For deeper historical framing, our team has published prior work on geopolitical risk and energy market volatility—see our analysis on [geopolitics](https://fazencapital.com/insights/en) and related [energy market insights](https://fazencapital.com/insights/en). Those pieces underscore the importance of modelled fat tails and counterparty concentration metrics when assessing supply-chain interruptions.
FAQ
Q: Could Tehran's denial indicate a definitive end to U.S.–Iran contact? A: Not necessarily. Public denials can coexist with covert or indirect communications. Iran's statement on Mar 23, 2026 was a categorical denial for domestic and diplomatic consumption; historically, indirect channels—through third-party intermediaries or back-channel envoys—have been used to manage escalatory risks. The practical implication is that investors should monitor signals across intelligence, shipping, and sanction-enforcement channels, not just public diplomatic statements.
Q: What are realistic market moves to model for stress tests?
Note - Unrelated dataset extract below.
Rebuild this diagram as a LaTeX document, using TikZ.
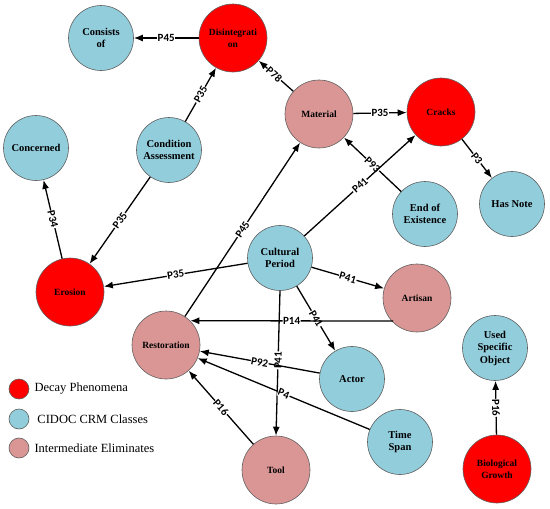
\documentclass[tikz,border=0pt]{standalone}
\usepackage{fontspec}
\setmainfont{Liberation Serif}
\newfontfamily\lblfont{Carlito}
\usepackage{xcolor}
\usepackage{tikz}
\usetikzlibrary{positioning,arrows.meta}
\definecolor{decay}{HTML}{FF0000}
\definecolor{crm}{HTML}{92CDDC}
\definecolor{inter}{HTML}{D99694}
\definecolor{rim}{HTML}{5F5F5F}

\begin{document}
\begin{tikzpicture}[
  x=1pt, y=-1pt,
  cls/.style={circle, draw=rim, line width=0.6pt, minimum size=65pt, inner sep=1pt, align=center,
    font=\fontsize{10.5}{12.5}\selectfont\bfseries},
  red/.style={cls, fill=decay, minimum size=68pt, font=\fontsize{9.5}{12}\selectfont\bfseries},
  blue/.style={cls, fill=crm},
  pink/.style={cls, fill=inter, minimum size=68pt, font=\fontsize{9.5}{12}\selectfont\bfseries},
  arr/.style={-{Latex[length=9pt, width=7pt]}, line width=1.3pt, black},
  lbl/.style={sloped, fill=white, inner sep=0.5pt, font=\lblfont\fontsize{11}{11}\selectfont\bfseries},
  dot/.style={circle, draw=rim, line width=0.6pt, minimum size=20pt, inner sep=0pt},
  legtext/.style={font=\fontsize{12.5}{14}\selectfont, inner sep=0pt}
]
\useasboundingbox (0,0) rectangle (550,509);
% classes
\node[blue] (cons) at (101,38) {Consists\\of};
\node[red]  (dis)  at (233,38) {Disintegrati\\on};
\node[blue] (cond) at (169,150) {Condition\\Assessment};
\node[blue] (conc) at (36,148) {Concerned};
\node[pink] (mat)  at (319,114) {Material};
\node[red]  (crk)  at (441,112) {Cracks};
\node[blue] (eoe)  at (425,214) {End of\\Existence};
\node[blue] (note) at (512,204) {Has Note};
\node[blue] (cult) at (280,258) {Cultural\\Period};
\node[red]  (ero)  at (70,292) {Erosion};
\node[pink] (art)  at (417,298) {Artisan};
\node[pink] (rest) at (166,345) {Restoration};
\node[blue] (act)  at (352,379) {Actor};
\node[blue] (used) at (495,348) {Used\\Specific\\Object};
\node[blue] (time) at (400,442) {Time\\Span};
\node[pink] (tool) at (276,470) {Tool};
\node[red]  (bio)  at (497,469) {Biological\\Growth};
\coordinate (p14) at (393,321);
% properties
\draw[arr] (dis) -- node[lbl] {P45} (cons);
\draw[arr] (cond) -- node[lbl] {P35} (dis);
\draw[arr] (mat) -- node[lbl, pos=0.55] {P78} (dis);
\draw[arr] (mat) -- node[lbl] {P35} (crk);
\draw[arr] (crk) -- node[lbl] {P3} (note);
\draw[arr] (eoe) -- node[lbl] {P93} (mat);
\draw[arr] (cult) -- node[lbl] {P41} (crk);
\draw[arr] (cond) -- node[lbl] {P35} (ero);
\draw[arr] (ero) -- node[lbl] {P34} (conc);
\draw[arr] (cult) -- node[lbl] {P35} (ero);
\draw[arr] (rest) -- node[lbl] {P45} (mat);
\draw[arr] (cult) -- node[lbl] {P41} (art);
\draw[arr] (cult) -- node[lbl] {P41} (act);
\draw[arr] (cult.south) -- node[lbl, pos=0.48] {P41} (tool.north);
\draw[arr] (p14) -- node[lbl] {P14} (rest.45);
\draw[arr] (act) -- node[lbl] {P92} (rest);
\draw[arr] (time) -- node[lbl] {P4} (rest);
\draw[arr] (tool) -- node[lbl] {P16} (rest);
\draw[arr] (bio) -- node[lbl] {P16} (used);
% legend
\node[dot, fill=decay] (l1) at (19,389) {};
\node[dot, fill=crm]   (l2) at (19,419) {};
\node[dot, fill=inter] (l3) at (19,448) {};
\node[legtext, right=5pt of l1] {Decay Phenomena};
\node[legtext, right=8pt of l2] {CIDOC CRM Classes};
\node[legtext, right=5pt of l3] {Intermediate Eliminates};
\end{tikzpicture}
\end{document}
A: Model conditional scenarios where an acute kinetic escalation triggers a 10–20% spike in regional oil differentials and a 50–150 basis point widening in short-dated sovereign CDS spreads for Gulf issuers in the most adverse scenarios. These ranges are consistent with prior short-lived escalations and provide a pragmatic starting point for stress testing liquidity and margin requirements.
Q: How does this episode compare to the 2015 JCPOA negotiations? A: The 2015 process reduced structural sanctions risk and produced multi-year reductions in risk premia. By contrast, the current episode—characterised by contradictory public statements on Mar 23, 2026—looks more like episodic confrontation with high headline volatility but uncertain policy direction. The distinction matters because policy reversals that are durable tend to produce structural re-rating, while episodic incidents typically generate short-lived market dislocations.
Bottom Line
Tehran's Mar 23, 2026 denial of direct talks creates a messy information environment that elevates headline risk for energy and regional credit exposures; investors should prioritize scenario-based stress tests and operational hedges rather than relying on any single public statement. Disclaimer: This article is for informational purposes only and does not constitute investment advice.